When did he return from work? Who were with him when he returned from work up to the time of the robbery? These particulars, were not supplied. How then could the investigation have been conducted even if the allegations above were made timeously? It is obvious from the records that the plea of alibi not being properly set up did not avail the appellants. The complaint before this Court is that the learned trial Court did not consider at all, the alleged defence of alibi. Except to state that the defence was not properly put before him, or that it was an after thought, there was nothing else for the Court to say. In the present case, the trial Court ignored same.
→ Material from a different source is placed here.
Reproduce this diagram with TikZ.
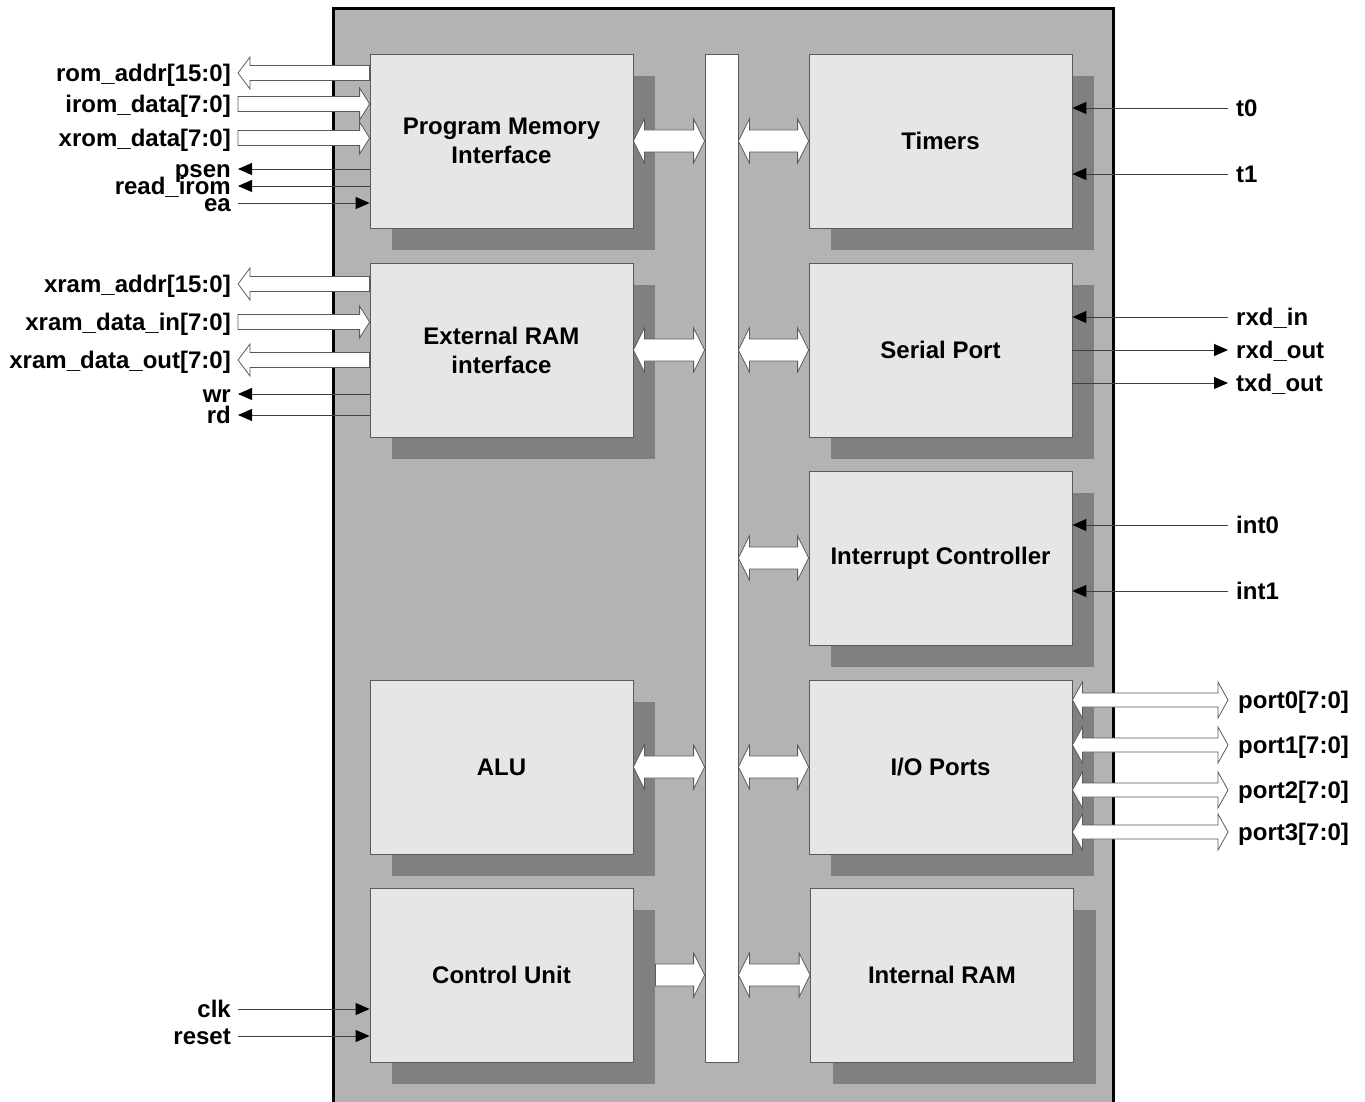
\documentclass[tikz,border=0pt]{standalone}
\usepackage{fontspec}
\setmainfont{Liberation Sans}
\usetikzlibrary{arrows.meta,positioning,calc,shadows}
\definecolor{chip}{HTML}{B3B3B3}
\definecolor{blockfill}{HTML}{E6E6E6}
\definecolor{shade}{HTML}{808080}
\definecolor{edge}{HTML}{5A5A5A}
\definecolor{wirecol}{HTML}{404040}

% wide bus arrows: from, to, shaft half, head half, head length
\newcommand\onebus[5]{%
  \path[busarrow] let \p1=(#1), \p2=(#2), \n1={ifthenelse(\x2>\x1,1,-1)} in
    (\x1,{\y1+#3}) -- ({\x2-(\n1)*#5},{\y1+#3}) -- ({\x2-(\n1)*#5},{\y1+#4}) -- (\x2,\y1)
    -- ({\x2-(\n1)*#5},{\y1-#4}) -- ({\x2-(\n1)*#5},{\y1-#3}) -- (\x1,{\y1-#3}) -- cycle;}
\newcommand\twobus[5]{%
  \path[busarrow] let \p1=(#1), \p2=(#2), \n1={ifthenelse(\x2>\x1,1,-1)} in
    (\x1,\y1) -- ({\x1+(\n1)*#5},{\y1+#4}) -- ({\x1+(\n1)*#5},{\y1+#3})
    -- ({\x2-(\n1)*#5},{\y1+#3}) -- ({\x2-(\n1)*#5},{\y1+#4}) -- (\x2,\y1)
    -- ({\x2-(\n1)*#5},{\y1-#4}) -- ({\x2-(\n1)*#5},{\y1-#3})
    -- ({\x1+(\n1)*#5},{\y1-#3}) -- ({\x1+(\n1)*#5},{\y1-#4}) -- cycle;}

\begin{document}
\begin{tikzpicture}[x=1pt,y=-1pt,font=\fontsize{24}{29}\selectfont\bfseries,
  block/.style={draw=edge,line width=0.8pt,fill=blockfill,minimum width=263pt,minimum height=174pt,
    align=center,inner sep=0pt,general shadow={fill=shade,shadow xshift=22pt,shadow yshift=-22pt}},
  sig/.style={inner sep=0pt,text height=17pt,text depth=0pt},
  sigline/.style={draw=wirecol,line width=0.9pt},
  sigtip/.style={-{Triangle[length=14pt,width=12pt,color=black]}},
  busarrow/.style={fill=white,draw=edge,line width=0.8pt}]
  \useasboundingbox (0,0) rectangle (1365,1102);

  % chip outline
  \fill[chip] (333,9) rectangle (1113,1120);
  \draw[line width=3pt] (333,1120) -- (333,9) -- (1113,9) -- (1113,1120);

  % blocks
  \node[block] (pmi)  at (501.5,141) {Program Memory\\Interface};
  \node[block] (xri)  at (501.5,350) {External RAM\\interface};
  \node[block] (alu)  at (501.5,767) {ALU};
  \node[block] (cu)   at (501.5,975) {Control Unit};
  \node[block] (tmr)  at (940.5,141) {Timers};
  \node[block] (ser)  at (940.5,350) {Serial Port};
  \node[block] (intc) at (940.5,558) {Interrupt Controller};
  \node[block] (iop)  at (940.5,767) {I/O Ports};
  \node[block] (iram) at (942,975) {Internal RAM};
  \node[draw=edge,line width=0.8pt,fill=white,minimum width=33pt,minimum height=1008pt,inner sep=0pt] (bus) at (721.5,558) {};

  % internal bus
  \foreach \blk in {pmi,xri,alu}
    \twobus{\blk.east}{bus.west |- \blk.east}{11}{22}{11};
  \foreach \blk in {tmr,ser,intc,iop,iram}
    \twobus{bus.east |- \blk.west}{\blk.west}{11}{22}{11};
  \onebus{[xshift=22pt]cu.east}{bus.west |- cu.east}{11}{22}{11};

  % pin names
  \foreach \nm/\txt/\yy in {romaddr/{rom\_addr[15:0]}/73, iromdata/{irom\_data[7:0]}/104,
      xromdata/{xrom\_data[7:0]}/138, psen/psen/169, readirom/{read\_irom}/186, ea/ea/203,
      xramaddr/{xram\_addr[15:0]}/284, xramin/{xram\_data\_in[7:0]}/322,
      xramout/{xram\_data\_out[7:0]}/360, wr/wr/394, rd/rd/415, clk/clk/1009, reset/reset/1036}
    \node[sig,anchor=east] (\nm) at (231,\yy) {\txt};
  \foreach \nm/\txt/\yy in {t0/t0/108, t1/t1/174, rxdin/{rxd\_in}/317, rxdout/{rxd\_out}/350,
      txdout/{txd\_out}/383, int0/int0/525, int1/int1/591}
    \node[sig,anchor=west] (\nm) at (1236,\yy) {\txt};
  \foreach \nm/\yy in {port0/700, port1/745, port2/790, port3/832}
    \node[sig,anchor=west] (\nm) at (1238,\yy) {\nm[7:0]};

  % wide pins
  \foreach \nm/\blk in {romaddr/pmi, xramaddr/xri, xramout/xri}
    \onebus{\blk.west |- \nm.east}{[xshift=7pt]\nm.east}{7.5}{16}{12};
  \foreach \nm/\blk in {iromdata/pmi, xromdata/pmi, xramin/xri}
    \onebus{[xshift=7pt]\nm.east}{\blk.west |- \nm.east}{7.5}{16}{10};
  \foreach \nm in {port0,port1,port2,port3}
    \twobus{iop.east |- \nm.west}{[xshift=-10pt]\nm.west}{7}{18}{10};

  % single pins
  \foreach \nm/\blk in {psen/pmi, readirom/pmi, wr/xri, rd/xri}
    \draw[sigline,sigtip] (\blk.west |- \nm.east) -- ([xshift=7pt]\nm.east);
  \foreach \nm/\blk in {ea/pmi, clk/cu, reset/cu}
    \draw[sigline,sigtip] ([xshift=7pt]\nm.east) -- (\blk.west |- \nm.east);
  \foreach \nm/\blk in {t0/tmr, t1/tmr, rxdin/ser, int0/intc, int1/intc}
    \draw[sigline,sigtip] ([xshift=-8pt]\nm.west) -- (\blk.east |- \nm.west);
  \foreach \nm in {rxdout,txdout}
    \draw[sigline,sigtip] (ser.east |- \nm.west) -- ([xshift=-8pt]\nm.west);
\end{tikzpicture}
\end{document}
The Court of Appeal correctly held that it was an error that did not occasion any miscarriage of Justice. This Court has very often expressed that not every error or mistake on the part of the Court of trial will vitiate a Judgment. It is only where such error or mistake is so fundamental as to occasion a miscarriage of Justice. See Yaro v. State (1972) NSCC  160 at 165.

From the totality of evidence before the trial Court, this lapse did not occasion a miscarriage of Justice. It is my view that this appeal lacks merits. It is hereby dismissed. The Judgment of the Court of Appeal is hereby confirmed. The conviction and sentence of the trial Court are hereby confirmed.